==== SUPPLIED MATERIAL ====

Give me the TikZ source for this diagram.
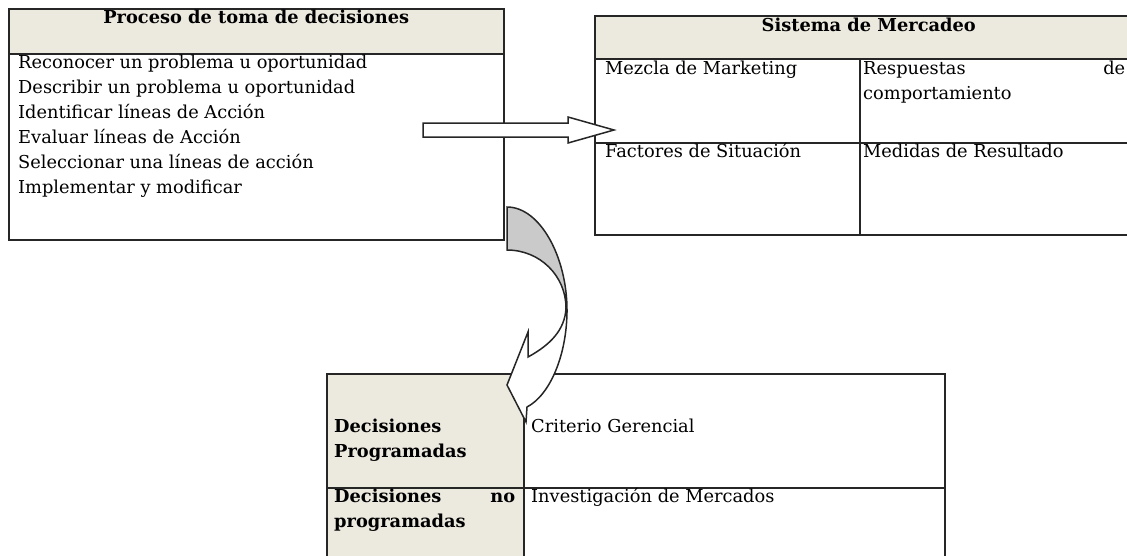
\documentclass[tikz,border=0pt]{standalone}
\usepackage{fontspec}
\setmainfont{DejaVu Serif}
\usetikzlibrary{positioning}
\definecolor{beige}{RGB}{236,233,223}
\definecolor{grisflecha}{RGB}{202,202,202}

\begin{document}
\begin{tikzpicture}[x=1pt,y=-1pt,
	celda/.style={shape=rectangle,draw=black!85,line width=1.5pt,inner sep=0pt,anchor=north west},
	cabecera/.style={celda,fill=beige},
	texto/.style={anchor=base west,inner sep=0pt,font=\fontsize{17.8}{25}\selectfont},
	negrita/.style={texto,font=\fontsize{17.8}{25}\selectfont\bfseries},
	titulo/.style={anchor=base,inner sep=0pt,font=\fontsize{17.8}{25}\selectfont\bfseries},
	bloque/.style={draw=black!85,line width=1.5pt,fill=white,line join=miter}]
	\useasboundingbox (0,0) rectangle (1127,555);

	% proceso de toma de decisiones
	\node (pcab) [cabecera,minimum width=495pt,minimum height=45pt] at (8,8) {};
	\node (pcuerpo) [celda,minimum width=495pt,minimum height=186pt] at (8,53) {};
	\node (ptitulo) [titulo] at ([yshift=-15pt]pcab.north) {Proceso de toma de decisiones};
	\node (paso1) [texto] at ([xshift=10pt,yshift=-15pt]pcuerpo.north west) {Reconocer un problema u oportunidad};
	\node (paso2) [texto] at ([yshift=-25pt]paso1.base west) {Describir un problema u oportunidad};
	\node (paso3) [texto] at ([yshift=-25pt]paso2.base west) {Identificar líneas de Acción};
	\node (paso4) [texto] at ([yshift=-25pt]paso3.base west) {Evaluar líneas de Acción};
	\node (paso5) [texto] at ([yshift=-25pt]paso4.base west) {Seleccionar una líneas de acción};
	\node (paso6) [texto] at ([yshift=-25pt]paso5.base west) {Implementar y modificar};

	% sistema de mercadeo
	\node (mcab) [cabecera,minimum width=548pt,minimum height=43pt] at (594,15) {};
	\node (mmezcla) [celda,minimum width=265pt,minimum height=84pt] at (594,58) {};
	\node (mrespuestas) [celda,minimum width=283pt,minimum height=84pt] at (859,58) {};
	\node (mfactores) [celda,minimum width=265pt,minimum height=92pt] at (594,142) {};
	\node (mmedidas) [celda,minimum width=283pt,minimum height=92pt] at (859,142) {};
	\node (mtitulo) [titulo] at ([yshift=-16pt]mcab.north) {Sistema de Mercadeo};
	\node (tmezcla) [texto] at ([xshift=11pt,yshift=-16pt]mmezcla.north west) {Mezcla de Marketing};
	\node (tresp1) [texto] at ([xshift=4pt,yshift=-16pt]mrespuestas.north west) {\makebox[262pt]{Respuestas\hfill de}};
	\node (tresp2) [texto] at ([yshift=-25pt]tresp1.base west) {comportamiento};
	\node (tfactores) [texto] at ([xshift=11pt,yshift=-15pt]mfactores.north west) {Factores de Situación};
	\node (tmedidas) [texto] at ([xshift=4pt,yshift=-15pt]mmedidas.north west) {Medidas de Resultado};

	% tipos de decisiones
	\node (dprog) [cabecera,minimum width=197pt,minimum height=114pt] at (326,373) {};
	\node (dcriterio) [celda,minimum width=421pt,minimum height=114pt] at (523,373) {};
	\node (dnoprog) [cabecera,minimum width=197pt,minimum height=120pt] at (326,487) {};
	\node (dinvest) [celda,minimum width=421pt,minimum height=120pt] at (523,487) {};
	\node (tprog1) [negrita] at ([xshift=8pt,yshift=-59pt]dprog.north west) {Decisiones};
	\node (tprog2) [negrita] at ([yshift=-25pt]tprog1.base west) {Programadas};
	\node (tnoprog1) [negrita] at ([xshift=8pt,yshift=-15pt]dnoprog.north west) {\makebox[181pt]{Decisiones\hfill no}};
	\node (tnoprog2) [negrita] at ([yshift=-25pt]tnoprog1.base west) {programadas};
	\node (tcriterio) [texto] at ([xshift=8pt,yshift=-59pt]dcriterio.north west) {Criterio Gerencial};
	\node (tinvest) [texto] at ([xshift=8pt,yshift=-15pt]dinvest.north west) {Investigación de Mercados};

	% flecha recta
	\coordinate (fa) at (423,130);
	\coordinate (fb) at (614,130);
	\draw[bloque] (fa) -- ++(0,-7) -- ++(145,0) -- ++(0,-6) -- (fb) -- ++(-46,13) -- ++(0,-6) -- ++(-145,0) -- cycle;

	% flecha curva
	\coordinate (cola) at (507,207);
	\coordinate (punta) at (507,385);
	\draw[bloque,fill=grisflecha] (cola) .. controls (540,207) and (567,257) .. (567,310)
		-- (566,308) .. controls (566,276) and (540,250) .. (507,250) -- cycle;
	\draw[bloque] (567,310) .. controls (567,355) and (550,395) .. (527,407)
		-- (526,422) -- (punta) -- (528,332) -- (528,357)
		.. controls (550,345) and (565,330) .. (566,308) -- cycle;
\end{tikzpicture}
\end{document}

====

### [REQUIRED TASK]
Return each line of the data, keeping its wording exact and omitting pictures.

### [FULL SOLUTION]
Give me the TikZ source for this diagram.
\documentclass[tikz,border=0pt]{standalone}
\usepackage{fontspec}
\setmainfont{DejaVu Serif}
\usetikzlibrary{positioning}
\definecolor{beige}{RGB}{236,233,223}
\definecolor{grisflecha}{RGB}{202,202,202}

\begin{document}
\begin{tikzpicture}[x=1pt,y=-1pt,
	celda/.style={shape=rectangle,draw=black!85,line width=1.5pt,inner sep=0pt,anchor=north west},
	cabecera/.style={celda,fill=beige},
	texto/.style={anchor=base west,inner sep=0pt,font=\fontsize{17.8}{25}\selectfont},
	negrita/.style={texto,font=\fontsize{17.8}{25}\selectfont\bfseries},
	titulo/.style={anchor=base,inner sep=0pt,font=\fontsize{17.8}{25}\selectfont\bfseries},
	bloque/.style={draw=black!85,line width=1.5pt,fill=white,line join=miter}]
	\useasboundingbox (0,0) rectangle (1127,555);

	% proceso de toma de decisiones
	\node (pcab) [cabecera,minimum width=495pt,minimum height=45pt] at (8,8) {};
	\node (pcuerpo) [celda,minimum width=495pt,minimum height=186pt] at (8,53) {};
	\node (ptitulo) [titulo] at ([yshift=-15pt]pcab.north) {Proceso de toma de decisiones};
	\node (paso1) [texto] at ([xshift=10pt,yshift=-15pt]pcuerpo.north west) {Reconocer un problema u oportunidad};
	\node (paso2) [texto] at ([yshift=-25pt]paso1.base west) {Describir un problema u oportunidad};
	\node (paso3) [texto] at ([yshift=-25pt]paso2.base west) {Identificar líneas de Acción};
	\node (paso4) [texto] at ([yshift=-25pt]paso3.base west) {Evaluar líneas de Acción};
	\node (paso5) [texto] at ([yshift=-25pt]paso4.base west) {Seleccionar una líneas de acción};
	\node (paso6) [texto] at ([yshift=-25pt]paso5.base west) {Implementar y modificar};

	% sistema de mercadeo
	\node (mcab) [cabecera,minimum width=548pt,minimum height=43pt] at (594,15) {};
	\node (mmezcla) [celda,minimum width=265pt,minimum height=84pt] at (594,58) {};
	\node (mrespuestas) [celda,minimum width=283pt,minimum height=84pt] at (859,58) {};
	\node (mfactores) [celda,minimum width=265pt,minimum height=92pt] at (594,142) {};
	\node (mmedidas) [celda,minimum width=283pt,minimum height=92pt] at (859,142) {};
	\node (mtitulo) [titulo] at ([yshift=-16pt]mcab.north) {Sistema de Mercadeo};
	\node (tmezcla) [texto] at ([xshift=11pt,yshift=-16pt]mmezcla.north west) {Mezcla de Marketing};
	\node (tresp1) [texto] at ([xshift=4pt,yshift=-16pt]mrespuestas.north west) {\makebox[262pt]{Respuestas\hfill de}};
	\node (tresp2) [texto] at ([yshift=-25pt]tresp1.base west) {comportamiento};
	\node (tfactores) [texto] at ([xshift=11pt,yshift=-15pt]mfactores.north west) {Factores de Situación};
	\node (tmedidas) [texto] at ([xshift=4pt,yshift=-15pt]mmedidas.north west) {Medidas de Resultado};

	% tipos de decisiones
	\node (dprog) [cabecera,minimum width=197pt,minimum height=114pt] at (326,373) {};
	\node (dcriterio) [celda,minimum width=421pt,minimum height=114pt] at (523,373) {};
	\node (dnoprog) [cabecera,minimum width=197pt,minimum height=120pt] at (326,487) {};
	\node (dinvest) [celda,minimum width=421pt,minimum height=120pt] at (523,487) {};
	\node (tprog1) [negrita] at ([xshift=8pt,yshift=-59pt]dprog.north west) {Decisiones};
	\node (tprog2) [negrita] at ([yshift=-25pt]tprog1.base west) {Programadas};
	\node (tnoprog1) [negrita] at ([xshift=8pt,yshift=-15pt]dnoprog.north west) {\makebox[181pt]{Decisiones\hfill no}};
	\node (tnoprog2) [negrita] at ([yshift=-25pt]tnoprog1.base west) {programadas};
	\node (tcriterio) [texto] at ([xshift=8pt,yshift=-59pt]dcriterio.north west) {Criterio Gerencial};
	\node (tinvest) [texto] at ([xshift=8pt,yshift=-15pt]dinvest.north west) {Investigación de Mercados};

	% flecha recta
	\coordinate (fa) at (423,130);
	\coordinate (fb) at (614,130);
	\draw[bloque] (fa) -- ++(0,-7) -- ++(145,0) -- ++(0,-6) -- (fb) -- ++(-46,13) -- ++(0,-6) -- ++(-145,0) -- cycle;

	% flecha curva
	\coordinate (cola) at (507,207);
	\coordinate (punta) at (507,385);
	\draw[bloque,fill=grisflecha] (cola) .. controls (540,207) and (567,257) .. (567,310)
		-- (566,308) .. controls (566,276) and (540,250) .. (507,250) -- cycle;
	\draw[bloque] (567,310) .. controls (567,355) and (550,395) .. (527,407)
		-- (526,422) -- (punta) -- (528,332) -- (528,357)
		.. controls (550,345) and (565,330) .. (566,308) -- cycle;
\end{tikzpicture}
\end{document}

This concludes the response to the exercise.